------ DATA EXTRACT ------

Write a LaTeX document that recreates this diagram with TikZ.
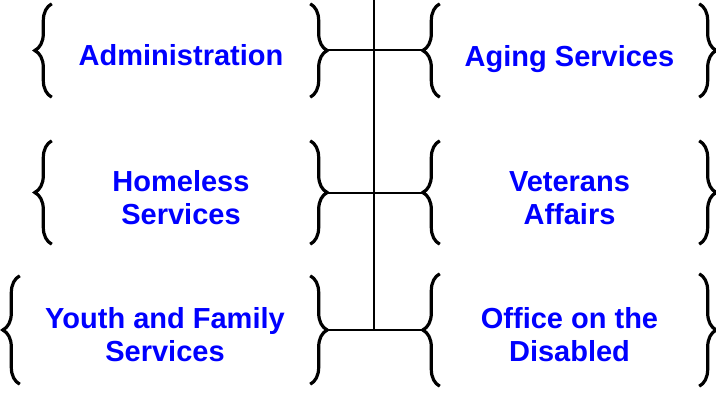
\documentclass[tikz,border=0pt]{standalone}
\usepackage{fontspec}
\setmainfont{Liberation Sans}
\usepackage{xcolor}
\usetikzlibrary{decorations.pathreplacing}

\definecolor{deptblue}{RGB}{0,0,255}

\tikzset{
    dept/.style={inner sep=0pt, align=center, text=deptblue,
        font=\fontsize{29}{33}\selectfont\bfseries,
        execute at begin node={\rule{0pt}{#1}}},
    dept/.default=31pt,
    bracket/.style={decorate, decoration={brace, amplitude=17pt},
        line width=3.2pt},
    link/.style={line width=2pt}
}

\begin{document}
\begin{tikzpicture}[x=1pt,y=1pt]
    \useasboundingbox (0,0) rectangle (716,392);

    % Left column
    \node[dept, minimum width=258, minimum height=93] (adm) at (181,341.5)
        {Administration};
    \node[dept=64pt, minimum width=258, minimum height=103] (homeless)
        at (181,199.5) {Homeless\\Services};
    \node[dept=64pt, minimum width=290, minimum height=108] (youth) at (165,62)
        {Youth and Family\\Services};

    % Right column
    \node[dept, minimum width=259, minimum height=93, text depth=0pt] (aging)
        at (569.5,341.5) {Aging Services};
    \node[dept=64pt, minimum width=259, minimum height=103] (veterans)
        at (569.5,199.5) {Veterans\\Affairs};
    \node[dept=64pt, minimum width=259, minimum height=112] (disabled)
        at (569.5,62) {Office on the\\Disabled};

    % Braces
    \foreach \n in {adm,homeless,youth,aging,veterans,disabled} {
        \draw[bracket] (\n.south west) -- (\n.north west);
        \draw[bracket] (\n.north east) -- (\n.south east);
    }

    % Trunk
    \coordinate (trunk) at (374,392);
    \draw[link] (trunk) -- (trunk |- youth.east);

    % Rungs
    \draw[link, shorten <=17pt, shorten >=17pt] (adm.east) -- (aging.west);
    \draw[link, shorten <=17pt, shorten >=17pt] (homeless.east) -- (veterans.west);
    \draw[link, shorten <=17pt, shorten >=17pt] (youth.east) -- (disabled.west);
\end{tikzpicture}
\end{document}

------

EXERCISE REQUIREMENTS: Reproduce only the lines from the beginning of the data through the line that contains "(trunk |- youth.east);", both included, and please drop the pictures.

IN RESPONSE:
Write a LaTeX document that recreates this diagram with TikZ.
\documentclass[tikz,border=0pt]{standalone}
\usepackage{fontspec}
\setmainfont{Liberation Sans}
\usepackage{xcolor}
\usetikzlibrary{decorations.pathreplacing}

\definecolor{deptblue}{RGB}{0,0,255}

\tikzset{
    dept/.style={inner sep=0pt, align=center, text=deptblue,
        font=\fontsize{29}{33}\selectfont\bfseries,
        execute at begin node={\rule{0pt}{#1}}},
    dept/.default=31pt,
    bracket/.style={decorate, decoration={brace, amplitude=17pt},
        line width=3.2pt},
    link/.style={line width=2pt}
}

\begin{document}
\begin{tikzpicture}[x=1pt,y=1pt]
    \useasboundingbox (0,0) rectangle (716,392);

    % Left column
    \node[dept, minimum width=258, minimum height=93] (adm) at (181,341.5)
        {Administration};
    \node[dept=64pt, minimum width=258, minimum height=103] (homeless)
        at (181,199.5) {Homeless\\Services};
    \node[dept=64pt, minimum width=290, minimum height=108] (youth) at (165,62)
        {Youth and Family\\Services};

    % Right column
    \node[dept, minimum width=259, minimum height=93, text depth=0pt] (aging)
        at (569.5,341.5) {Aging Services};
    \node[dept=64pt, minimum width=259, minimum height=103] (veterans)
        at (569.5,199.5) {Veterans\\Affairs};
    \node[dept=64pt, minimum width=259, minimum height=112] (disabled)
        at (569.5,62) {Office on the\\Disabled};

    % Braces
    \foreach \n in {adm,homeless,youth,aging,veterans,disabled} {
        \draw[bracket] (\n.south west) -- (\n.north west);
        \draw[bracket] (\n.north east) -- (\n.south east);
    }

    % Trunk
    \coordinate (trunk) at (374,392);
    \draw[link] (trunk) -- (trunk |- youth.east);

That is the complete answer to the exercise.